(PROBLEM DESCRIPTION) Exactly the lines from the start of the data below through the line that contains "import seaborn as sns" are to be copied, with pictures left out.

_ _ _ _ _

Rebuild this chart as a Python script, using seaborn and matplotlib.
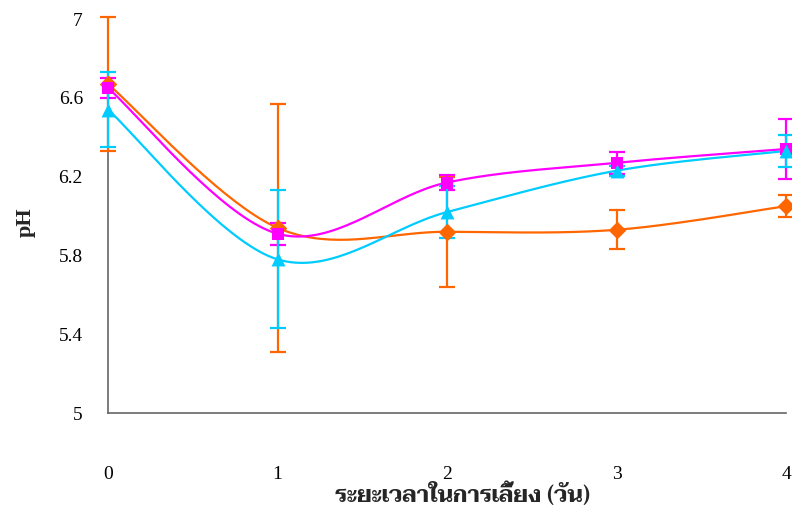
import numpy as np
import pandas as pd
import matplotlib
matplotlib.use("Agg")
import matplotlib.pyplot as plt
import seaborn as sns

# pH over the culture period, three treatments (mean and error)
days = [0, 1, 2, 3, 4]
ph_orange = [6.67, 5.94, 5.92, 5.93, 6.05]
err_orange = [0.34, 0.63, 0.28, 0.10, 0.055]
ph_magenta = [6.65, 5.91, 6.17, 6.27, 6.34]
err_magenta = [0.05, 0.057, 0.04, 0.055, 0.15]
ph_cyan = [6.54, 5.78, 6.02, 6.23, 6.33]
err_cyan = [0.19, 0.35, 0.13, 0.025, 0.08]

x_ticks = [0, 1, 2, 3, 4]
y_ticks = [5, 5.4, 5.8, 6.2, 6.6, 7]
x_title = "ระยะเวลาในการเลี้ยง (วัน)"
y_title = "pH"


def smooth_curve(xs, ys, n=40):
    """Catmull-Rom style cubic Bezier through the points (spreadsheet smoothing)."""
    px = np.asarray(xs, float)
    py = np.asarray(ys, float)
    ext_x = np.concatenate([[px[0]], px, [px[-1]]])
    ext_y = np.concatenate([[py[0]], py, [py[-1]]])
    pts = np.column_stack([ext_x, ext_y])
    t = np.linspace(0, 1, n)[:, None]
    out = []
    for i in range(len(px) - 1):
        p0, p3 = pts[i + 1], pts[i + 2]
        c1 = p0 + (pts[i + 2] - pts[i]) / 6
        c2 = p3 - (pts[i + 3] - pts[i + 1]) / 6
        b = (1 - t) ** 3 * p0 + 3 * (1 - t) ** 2 * t * c1 + 3 * (1 - t) * t ** 2 * c2 + t ** 3 * p3
        out.append(b if i == 0 else b[1:])
    out = np.vstack(out)
    return out[:, 0], out[:, 1]


sns.set_theme(style="white")
plt.rcParams["font.family"] = ["Liberation Serif", "DejaVu Serif"]

fig = plt.figure(figsize=(7.92, 5.15), dpi=100)
ax = fig.add_axes([108 / 792, 1 - 413 / 515, (786 - 108) / 792, (413 - 19) / 515])

series = [
    (ph_orange, err_orange, "#FF6600", "D", 9),
    (ph_magenta, err_magenta, "#FF00FF", "s", 9),
    (ph_cyan, err_cyan, "#00CCFF", "^", 10),
]

for vals, errs, color, marker, ms in series:
    cx, cy = smooth_curve(days, vals)
    curve = pd.DataFrame({"day": cx, "pH": cy})
    sns.lineplot(data=curve, x="day", y="pH", ax=ax, color=color, lw=1.6,
                 sort=False, zorder=2, clip_on=False)

for vals, errs, color, marker, ms in series:
    ax.errorbar(days, vals, yerr=errs, fmt="none", ecolor=color, elinewidth=1.6,
                capsize=5.5, capthick=1.6, zorder=3, clip_on=False)

for vals, errs, color, marker, ms in series:
    pts = pd.DataFrame({"day": days, "pH": vals})
    sns.scatterplot(data=pts, x="day", y="pH", ax=ax, color=color, marker=marker,
                    s=ms ** 2, linewidth=0, zorder=4, clip_on=False)

ax.set_xlim(0, 4)
ax.set_ylim(5, 7)
ax.set_xticks(x_ticks)
ax.set_yticks(y_ticks)
ax.set_yticklabels([f"{v:g}" for v in y_ticks])
ax.tick_params(axis="both", which="major", direction="out", length=7, width=1.2,
               color="#666666", labelsize=14, labelcolor="black")
ax.tick_params(axis="x", pad=31)
ax.tick_params(axis="y", pad=11)
for side in ("top", "right"):
    ax.spines[side].set_visible(False)
for side in ("left", "bottom"):
    ax.spines[side].set_color("#666666")
    ax.spines[side].set_linewidth(1.2)

ax.set_xlabel("")
ax.set_ylabel("")
fig.text(26 / 792, 1 - 222 / 515, y_title, rotation=90, ha="center", va="center",
         fontsize=16, fontweight="bold")
fig.text(462 / 792, 1 - 495 / 515, x_title, ha="center", va="center",
         fontsize=16, fontweight="bold", family=["Taviraj", "Liberation Serif"])

fig.savefig("out.png", dpi=100)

_ _ _ _ _

(RESPONSE BELOW)
Rebuild this chart as a Python script, using seaborn and matplotlib.
import numpy as np
import pandas as pd
import matplotlib
matplotlib.use("Agg")
import matplotlib.pyplot as plt
import seaborn as sns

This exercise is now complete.